Un Tour innovador pero clásico
No tengo claro que se pueda afirmar que el Tour de Francia 2018 se adapta a uno u otro aspirante. Ni a Chris Froome, ni a Nairo Quintana, ni a Landa les gustarán esos quince tramos de adoquín. Ni a Nibali (si se apunta) la explosividad de la corta etapa de Saint Lary Soulan. Ni a Dumoulin (si se decide) que la única crono esté al final y con apenas 31 kilómetros. No me olvido tampoco de esas etapas de montaña con la meta en descenso: buenas para Bardet y Nibali, a quien también favorece el pavés. El trazado no se amolda a ninguno y, sin embargo, cualquiera de ellos podría conquistar este Tour, con Froome como principal candidato, que para eso es cuádruple campeón en París. Esa es, precisamente, la riqueza del recorrido presentado este martes: que ofrece alternativas para todos. Para ganarlo y para perderlo.
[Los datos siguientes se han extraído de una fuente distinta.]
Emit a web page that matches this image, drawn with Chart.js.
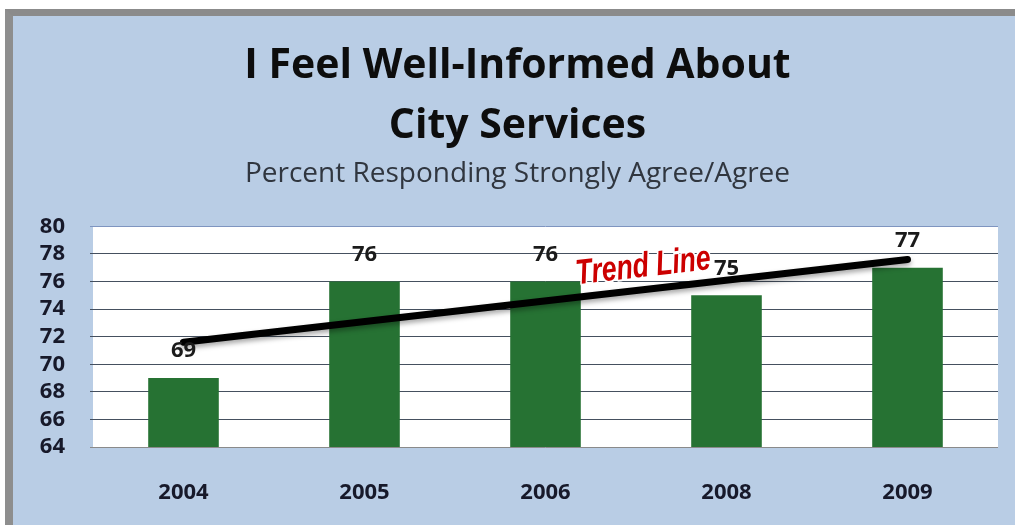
<!DOCTYPE html>
<html>
<head>
<meta charset="utf-8">
<script src="https://cdn.jsdelivr.net/npm/chart.js@4"></script>
<style>
  html, body { margin: 0; padding: 0; background: #ffffff; }
  #frame {
    position: absolute;
    left: 5px;
    top: 9px;
    width: 1002px;
    height: 509px;
    background: #b9cde5;
    border-top: 7px solid #8b8b8b;
    border-left: 8px solid #8e8e8e;
  }
  #chart { display: block; }
</style>
</head>
<body>
<div id="frame"><canvas id="chart" width="1002" height="509"></canvas></div>
<script>
// survey results
const years = ['2004', '2005', '2006', '2008', '2009'];
const agreePct = [69, 76, 76, 75, 77];
// least-squares trend, first and last year only
const trendValues = [71.6, null, null, null, 77.6];
const yTicks = [64, 66, 68, 70, 72, 74, 76, 78, 80];

const titleLines = ['I Feel Well-Informed About', 'City Services'];
const subtitleText = 'Percent Responding Strongly Agree/Agree';
const trendLabel = 'Trend Line';

const FONT = '"Open Sans", sans-serif';

// white plot area behind the grid
const plotBackground = {
  id: 'plotBackground',
  beforeDraw(chart) {
    const { ctx, chartArea: a } = chart;
    ctx.save();
    ctx.fillStyle = '#ffffff';
    ctx.fillRect(a.left, a.top, a.right - a.left, a.bottom - a.top);
    ctx.restore();
  }
};

// soft drop shadow under the trend line
const lineShadow = {
  id: 'lineShadow',
  beforeDatasetDraw(chart, args) {
    if (args.index !== 1) return;
    const ctx = chart.ctx;
    ctx.save();
    ctx.shadowColor = 'rgba(0, 0, 0, 0.35)';
    ctx.shadowBlur = 5;
    ctx.shadowOffsetY = 3;
  },
  afterDatasetDraw(chart, args) {
    if (args.index !== 1) return;
    chart.ctx.restore();
  }
};

// value labels above bars + the "Trend Line" callout
const labels = {
  id: 'labels',
  afterDraw(chart) {
    const ctx = chart.ctx;
    const meta = chart.getDatasetMeta(0);
    ctx.save();
    ctx.font = 'bold 22px ' + FONT;
    ctx.fillStyle = '#1b1b1b';
    ctx.textAlign = 'center';
    ctx.textBaseline = 'middle';
    meta.data.forEach((bar, i) => {
      ctx.fillText(String(agreePct[i]), bar.x, bar.y - 27);
    });
    ctx.restore();

    const xs = chart.scales.x, ys = chart.scales.y;
    const px = xs.getPixelForValue(2.54);
    const py = ys.getPixelForValue(77.05);
    ctx.save();
    ctx.translate(px, py);
    ctx.rotate(-6.5 * Math.PI / 180);
    ctx.scale(0.76, 1);
    ctx.font = 'italic bold 35px "Liberation Sans", Arial, sans-serif';
    ctx.textAlign = 'center';
    ctx.textBaseline = 'middle';
    ctx.lineJoin = 'round';
    ctx.lineWidth = 4;
    ctx.strokeStyle = '#ffffff';
    ctx.strokeText(trendLabel, 0, 0);
    ctx.fillStyle = '#cc0000';
    ctx.fillText(trendLabel, 0, 0);
    ctx.restore();
  }
};

new Chart(document.getElementById('chart'), {
  data: {
    labels: years,
    datasets: [
      {
        type: 'bar',
        data: agreePct,
        backgroundColor: '#267233',
        borderWidth: 0,
        barPercentage: 0.39,
        categoryPercentage: 1,
        order: 1
      },
      {
        type: 'line',
        data: trendValues,
        spanGaps: true,
        borderColor: '#000000',
        borderWidth: 7,
        borderCapStyle: 'round',
        pointRadius: 0,
        order: 0
      }
    ]
  },
  options: {
    responsive: false,
    animation: false,
    layout: { padding: { left: 24, right: 17, top: 0, bottom: 0 } },
    plugins: {
      legend: { display: false },
      tooltip: { enabled: false },
      title: {
        display: true,
        text: titleLines,
        color: '#0d0d0d',
        font: { family: FONT, size: 41, weight: 'bold', lineHeight: 1.47 },
        padding: { top: 20, bottom: 0 }
      },
      subtitle: {
        display: true,
        text: subtitleText,
        color: '#30363f',
        font: { family: FONT, size: 28, weight: 'normal', lineHeight: 1.1 },
        padding: { top: 2, bottom: 37 }
      }
    },
    scales: {
      x: {
        grid: { display: false },
        border: { display: false },
        ticks: {
          color: '#17192a',
          font: { family: FONT, size: 22, weight: 'bold' },
          padding: 25
        },
        afterFit(scale) { scale.height = 78; }
      },
      y: {
        min: 64,
        max: 80,
        afterBuildTicks(scale) { scale.ticks = yTicks.map(v => ({ value: v })); },
        grid: {
          tickLength: 3,
          color: ctx => ctx.tick && ctx.tick.value === 80 ? '#7f95c0' : (ctx.tick && ctx.tick.value === 64 ? '#8a8a8a' : '#45505f'),
          lineWidth: 1
        },
        border: { display: false },
        ticks: {
          autoSkip: false,
          color: '#17192a',
          font: { family: FONT, size: 22, weight: 'bold' },
          padding: 25
        },
        afterFit(scale) { scale.width = 56; }
      }
    }
  },
  plugins: [plotBackground, lineShadow, labels]
});
</script>
</body>
</html>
Me gusta el Tour 2018. Porque es innovador a la vez que respeta sus ingredientes clásicos. Y por su variedad: pavés, muros, metas en alto, llegadas en bajada, media montaña, un tramo de tierra, crono por equipos… Si acaso, le hubiera puesto alguna contrarreloj intermedia. Entre las novedades resalta esa etapa de montaña de 65 kilómetros. No me parece tan mal, siempre que luego haya otras galopadas (y las hay) más largas con grandes puertos. Tenemos, por ejemplo, 175 kilómetros con la Madeleine, la Croix de Fer y el Alpe d’Huez, y 200 km con el Aspin, el Tourmalet y el Aubisque. Puertos de toda la vida, adobados en esta edición con nuevos finales en subida: el Portet y la Rosiére. El Tour hace suyas algunas ideas de la Vuelta a España, las que han funcionado, pero sin perder su esencia. El público lo agradecerá.